Nous
étions sous le charme de ses derniers albums, il était
donc indispensable de rencontrer Serge Forté. L'homme est
à l'image de sa musique, festif et communicatif, sachant
faire partager sa passion de la musique avec simplicité
et enthousiasme. Et le pianiste n'est pas avare en anecdotes.
Comment
êtes-vous devenu pianiste de jazz ?
J'étais à la fac de musicologie classique à
Lyon, un jour, durant un cour d'harmonie où je ne comprenais
rien parce que j'étais arrivé en retard, j'avais
oublié mes lunettes
j'ai entendu deux gars à
côté de moi qui cherchaient un pianiste pour un groupe
de bal.
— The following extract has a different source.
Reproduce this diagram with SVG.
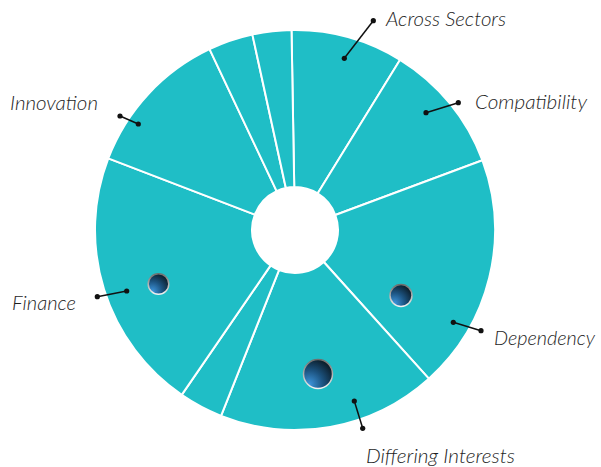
<svg xmlns="http://www.w3.org/2000/svg" width="601" height="467" viewBox="0 0 601 467">
<style>
.seg{fill:#1FBEC6;stroke:#FFFFFF;stroke-width:2;stroke-linejoin:round}
.lbl{font-family:Lato,"Open Sans","Noto Sans","DejaVu Sans",sans-serif;font-style:italic;font-weight:300;font-size:20px;fill:#1E1E1E}
.lead{stroke:#111;stroke-width:1.5;fill:none}
.dot{fill:#111}
.rim{fill:url(#ballG);stroke:url(#rimG);stroke-width:1.5}
</style>
<defs>
<radialGradient id="ballG" cx="0.2" cy="0.85" r="0.95" fx="0.2" fy="0.85">
<stop offset="0" stop-color="#3E95DC"/>
<stop offset="0.5" stop-color="#1C5380"/>
<stop offset="1" stop-color="#0A1923"/>
</radialGradient>
<linearGradient id="rimG" x1="0" y1="0" x2="0" y2="1">
<stop offset="0" stop-color="#6E6E6E"/>
<stop offset="1" stop-color="#F2F2F2"/>
</linearGradient>
</defs>
<g id="segments">
<g id="seg-across-sectors"><path class="seg" d="M291.51,30.03 A200,200 0 0 1 400.09,59.84 L317.60,193.42 A43,43 0 0 0 294.25,187.01 Z"/></g>
<g id="seg-compatibility"><path class="seg" d="M400.09,59.84 A200,200 0 0 1 482.46,160.29 L335.30,215.01 A43,43 0 0 0 317.60,193.42 Z"/></g>
<g id="seg-dependency"><path class="seg" d="M482.46,160.29 A200,200 0 0 1 428.83,378.63 L323.77,261.96 A43,43 0 0 0 335.30,215.01 Z"/></g>
<g id="seg-differing-interests"><path class="seg" d="M428.83,378.63 A200,200 0 0 1 221.05,415.83 L279.10,269.95 A43,43 0 0 0 323.77,261.96 Z"/></g>
<g id="seg-small-1"><path class="seg" d="M221.05,415.83 A200,200 0 0 1 181.72,394.83 L270.64,265.44 A43,43 0 0 0 279.10,269.95 Z"/></g>
<g id="seg-finance"><path class="seg" d="M181.72,394.83 A200,200 0 0 1 108.28,158.33 L254.86,214.59 A43,43 0 0 0 270.64,265.44 Z"/></g>
<g id="seg-innovation"><path class="seg" d="M108.28,158.33 A200,200 0 0 1 209.53,49.18 L276.62,191.12 A43,43 0 0 0 254.86,214.59 Z"/></g>
<g id="seg-small-2"><path class="seg" d="M209.53,49.18 A200,200 0 0 1 252.39,34.59 L285.84,187.99 A43,43 0 0 0 276.62,191.12 Z"/></g>
<g id="seg-small-3"><path class="seg" d="M252.39,34.59 A200,200 0 0 1 291.51,30.03 L294.25,187.01 A43,43 0 0 0 285.84,187.99 Z"/></g>
</g>
<g id="bubbles">
<circle class="rim" cx="158.5" cy="284" r="10.3"/>
<circle class="rim" cx="318" cy="374" r="14.5"/>
<circle class="rim" cx="401" cy="295.5" r="11"/>
</g>
<g id="connectors">
<line class="lead" x1="344.3" y1="58.3" x2="373.3" y2="20.7"/>
<circle class="dot" cx="344.3" cy="58.3" r="2.6"/><circle class="dot" cx="373.3" cy="20.7" r="2.6"/>
<line class="lead" x1="426" y1="112.7" x2="458.3" y2="102.7"/>
<circle class="dot" cx="426" cy="112.7" r="2.6"/><circle class="dot" cx="458.3" cy="102.7" r="2.6"/>
<line class="lead" x1="453.3" y1="322.3" x2="481" y2="330.7"/>
<circle class="dot" cx="453.3" cy="322.3" r="2.6"/><circle class="dot" cx="481" cy="330.7" r="2.6"/>
<line class="lead" x1="354.3" y1="401" x2="362.7" y2="428.3"/>
<circle class="dot" cx="354.3" cy="401" r="2.6"/><circle class="dot" cx="362.7" cy="428.3" r="2.6"/>
<line class="lead" x1="126.7" y1="291" x2="97.3" y2="296.7"/>
<circle class="dot" cx="126.7" cy="291" r="2.6"/><circle class="dot" cx="97.3" cy="296.7" r="2.6"/>
<line class="lead" x1="138.3" y1="124" x2="120" y2="116"/>
<circle class="dot" cx="138.3" cy="124" r="2.6"/><circle class="dot" cx="120" cy="116" r="2.6"/>
</g>
<g id="labels">
<text class="lbl" x="386" y="26" textLength="120" lengthAdjust="spacingAndGlyphs">Across Sectors</text>
<text class="lbl" x="475" y="108.5" textLength="112" lengthAdjust="spacingAndGlyphs">Compatibility</text>
<text class="lbl" x="494" y="345" textLength="101" lengthAdjust="spacingAndGlyphs">Dependency</text>
<text class="lbl" x="366" y="463" textLength="149" lengthAdjust="spacingAndGlyphs">Differing Interests</text>
<text class="lbl" x="12" y="309.5" textLength="64" lengthAdjust="spacingAndGlyphs">Finance</text>
<text class="lbl" x="10" y="109.5" textLength="88" lengthAdjust="spacingAndGlyphs">Innovation</text>
</g>
</svg>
Je leur ai dit que ça m'intéressait et nous
avons convié d'un rendez-vous.
J'arrive
à la répétition, il y avait beaucoup
de musiciens, des violons, des cuivres. Je m'installe et sur
le clavier, il y avait des grilles d'accords, des notations
avec des lettres ; ce que je n'avais jamais vu de ma vie.
Je n'osais rien dire. Le chef d'orchestre annonce :"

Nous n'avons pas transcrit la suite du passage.